The excess of information is as problematic as the lack of it. Big Data is the term that has been recently associated with the process of dealing with unmanageable amounts of information.  It has become a big buzz word and top influencers such as McKinsey or IBM are talking about it. Even the popular JP Morgan summer reading list of 2013 contained a book about Big Data.

When dealing with Big Data, traditional Business Intelligence techniques are no longer valid, companies get too much information from too many sources and data does no longer fit in an Excel spreadsheet. So the big players in this game are the Data Scientist. These are the professionals capable of slicing and dicing this huge amount of information, creating complex algorithms that will identify patterns to be used for business decisions and translating all this bits and bytes into a language that can be understood by the stakeholders.
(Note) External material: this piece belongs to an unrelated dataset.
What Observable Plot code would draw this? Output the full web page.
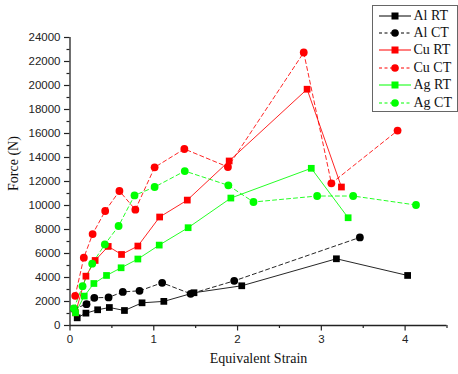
<!DOCTYPE html>
<html>
<head>
<meta charset="utf-8">
<script src="https://cdn.jsdelivr.net/npm/d3@7"></script>
<script src="https://cdn.jsdelivr.net/npm/@observablehq/plot@0.6"></script>
<style>
  html, body { margin: 0; padding: 0; background: #fff; }
  #wrap { position: relative; width: 458px; height: 374px; overflow: hidden; }
  #legend { position: absolute; left: 371.5px; top: 4.5px; width: 86px; height: 107px; box-sizing: border-box;
    border: 1px solid #666; background: #fff; padding-top: 1.5px; font-family: "Liberation Serif", "Times New Roman", serif; font-size: 14px; color: #111; }
  .row { height: 17.4px; display: flex; align-items: center; }
  .row svg { margin-left: 6px; margin-right: 3px; flex: none; }
</style>
</head>
<body>
<div id="wrap"><div id="legend"></div></div>
<script>
// Series values
const alRT_x = [0.086, 0.19, 0.33, 0.47, 0.65, 0.86, 1.12, 1.48, 2.05, 3.18, 4.03];
const alRT_y = [640, 1030, 1310, 1500, 1250, 1890, 2010, 2730, 3310, 5560, 4170];
const alCT_x = [0.048, 0.197, 0.29, 0.46, 0.63, 0.83, 1.10, 1.44, 1.96, 3.46];
const alCT_y = [1380, 1780, 2310, 2340, 2800, 2890, 3560, 2640, 3720, 7340];
const cuRT_x = [0.066, 0.19, 0.30, 0.456, 0.615, 0.81, 1.07, 1.40, 1.90, 2.83, 3.24];
const cuRT_y = [1060, 4110, 5420, 6590, 5920, 6620, 9040, 10450, 13710, 19690, 11540];
const cuCT_x = [0.062, 0.165, 0.27, 0.42, 0.59, 0.78, 1.01, 1.365, 1.885, 2.79, 3.12, 3.91];
const cuCT_y = [2470, 5650, 7620, 9540, 11210, 9650, 13180, 14710, 13210, 22750, 11850, 16240];
const agRT_x = [0.066, 0.17, 0.285, 0.436, 0.61, 0.81, 1.065, 1.41, 1.92, 2.88, 3.32];
const agRT_y = [1060, 2450, 3500, 4170, 4810, 5540, 6700, 8150, 10620, 13100, 8980];
const agCT_x = [0.046, 0.15, 0.265, 0.416, 0.58, 0.77, 1.01, 1.37, 1.89, 2.19, 2.95, 3.38, 4.13];
const agCT_y = [1420, 3280, 5150, 6760, 8290, 10840, 11540, 12870, 11680, 10290, 10790, 10790, 10040];

const seriesNames = ["Al RT", "Al CT", "Cu RT", "Cu CT", "Ag RT", "Ag CT"];
const seriesColors = ["#000000", "#000000", "#ff0000", "#ff0000", "#00ff00", "#00ff00"];
const xMajorTicks = [0, 1, 2, 3, 4];
const xMinorTicks = [0.5, 1.5, 2.5, 3.5, 4.5];
const yMajorTicks = [0, 2000, 4000, 6000, 8000, 10000, 12000, 14000, 16000, 18000, 20000, 22000, 24000];
const yMinorTicks = [1000, 3000, 5000, 7000, 9000, 11000, 13000, 15000, 17000, 19000, 21000, 23000];

const xs = [alRT_x, alCT_x, cuRT_x, cuCT_x, agRT_x, agCT_x];
const ys = [alRT_y, alCT_y, cuRT_y, cuCT_y, agRT_y, agCT_y];
const series = seriesNames.map((name, i) => ({
  name, color: seriesColors[i], dashed: name.endsWith("CT"),
  symbol: name.endsWith("CT") ? "circle" : "square",
  data: xs[i].map((x, j) => ({x, y: ys[i][j]}))
}));

const order = [0, 1, 2, 3, 4, 5];
const dataMarks = [];
for (const i of order) {
  const s = series[i];
  dataMarks.push(Plot.line(s.data, {x: "x", y: "y", stroke: s.color, strokeWidth: 1, strokeOpacity: 0.85,
    strokeDasharray: s.dashed ? "4,3" : null}));
}
for (const i of order) {
  const s = series[i];
  dataMarks.push(Plot.dot(s.data, {x: "x", y: "y", fill: s.color, stroke: "none", symbol: s.symbol,
    r: s.symbol === "circle" ? 3.9 : 3.8}));
}

const chart = Plot.plot({
  width: 458, height: 374,
  marginLeft: 69.5, marginRight: 11.5, marginTop: 37, marginBottom: 49,
  x: {domain: [0, 4.5]},
  y: {domain: [0, 24000]},
  style: {fontFamily: "'Liberation Sans', Arial, sans-serif", fontSize: "11.5px", color: "#222", background: "#fff", overflow: "visible"},
  marks: [
    Plot.axisX({ticks: xMinorTicks, tickSize: 3, tickFormat: () => "", label: null, stroke: "#222", strokeWidth: 1.2}),
    Plot.axisX({ticks: xMajorTicks, tickSize: 5.5, tickPadding: 4, tickFormat: d3.format("d"), label: null, stroke: "#222", strokeWidth: 1.2}),
    Plot.axisY({ticks: yMinorTicks, tickSize: 3, tickFormat: () => "", label: null, stroke: "#222", strokeWidth: 1.2}),
    Plot.axisY({ticks: yMajorTicks, tickSize: 5.5, tickPadding: 4, tickFormat: d3.format("d"), label: null, stroke: "#222", strokeWidth: 1.2}),
    Plot.ruleY([0], {stroke: "#222", strokeWidth: 1.3}),
    Plot.ruleX([0], {stroke: "#222", strokeWidth: 1.3}),
    ...dataMarks,
    Plot.text(["Equivalent Strain"], {frameAnchor: "bottom", dy: 37, fontFamily: "'Liberation Serif', 'Times New Roman', serif", fontSize: 14, fill: "#111"}),
    Plot.text(["Force (N)"], {frameAnchor: "left", dx: -56.5, dy: 9.5, rotate: -90, fontFamily: "'Liberation Serif', 'Times New Roman', serif", fontSize: 14, fill: "#111"})
  ]
});
document.getElementById("wrap").prepend(chart);

// Legend
const legend = d3.select("#legend");
for (const s of series) {
  const row = legend.append("div").attr("class", "row");
  const svg = row.append("svg").attr("width", 32).attr("height", 12);
  svg.append("line").attr("x1", 0).attr("x2", 32).attr("y1", 6).attr("y2", 6)
    .attr("stroke", s.color).attr("stroke-width", 1).attr("stroke-dasharray", s.dashed ? "3,2.5" : null);
  if (s.symbol === "circle") svg.append("circle").attr("cx", 16).attr("cy", 6).attr("r", 3.8).attr("fill", s.color);
  else svg.append("rect").attr("x", 12.5).attr("y", 2.5).attr("width", 7).attr("height", 7).attr("fill", s.color);
  row.append("span").text(s.name);
}
</script>
</body>
</html>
But the role of a Data Scientist is not always well defined, people wonder if they should should be classified as Scientist, Engineers, Statisticians, Software Developers… and the truth is they are a mix of all of these. The process of understanding Big Data goes through lots of different phases, each of them requiring a unique set of skills. There is a visualization that shows this intersection. This visualization created by Drew Conway is a great summary of what the Data Scientist role is about. You can also see a great video that explains his thought process when creating the diagram in here.


Drew Conway Data Science Venn Diagram

Drew Conway Data Science Venn Diagram

First of all, infrastructure needs to be deployed to store and retrieve a huge amounts of data. Traditional relational data bases cannot do the job, they cannot scale. They are good to store structured data but this focus in structure makes them difficult to be distributed across multiple machines. Therefore, NoSQL data bases are the choice for most Data Scientist, CassandraHBaseMongoDB. Specially the popular distributed file storage system HDFS (Hadoop Distributed File System) that is the core part of the Hadoop framework along with MapReduce. This is the open source version of the GFS (Google File System) that allowed Google to index a huge part of the vast internet and make it usable for their customers. Setting up, understanding the schemas and distributing your data across a computer cluster require a good amount of Hacking Skills specially if that data has to be cleaned and refined.

But storing the data is not enough, it also has to be understood, and this requires substantive expertise about the specific market in hand. It requires constant communication and understanding of the different business units of an organization in order to define relevant hypothesis that will be proved or dismissed with the data. Once this hypothesis have been defined, data cannot be manually examined to identify relevant information. Therefore, statistical analysis and machine learning techniques are the most suitable tools for this task. Clustering, regression, statistical inference, Support Vector Machines (SVM), decision trees… are very common terms in the Data Science vocabulary. But the use of those techniques is not as straight forward as in the past, since they have to be parallelized across multiple computers using techniques such as MapReduce. And finally, when data has been processed and analyzed, it has to be presented, so Data Visualization is an area that needs to be mastered by a Data Scientist. There is no value in extracting relevant information if this cannot be properly communicated.

Data Science has been defined as the "sexiest job of the 21st century" by the Hardvard Business Review. Also, some universities have already jumped on the train of creating programs with very specific formation for this type of professionals, such as Columbia University or the New York University. There has been a raise for the past few years of companies demanding people with this set of skills. And there will be more to come as companies discover the hidden opportunities behind Big Data and the technologies to process it get more mature. So being an early adopter of Data Science and understanding its importance is going to be a key differentiation for any young professional or any company looking for success. Are you ready to jump on that train with me?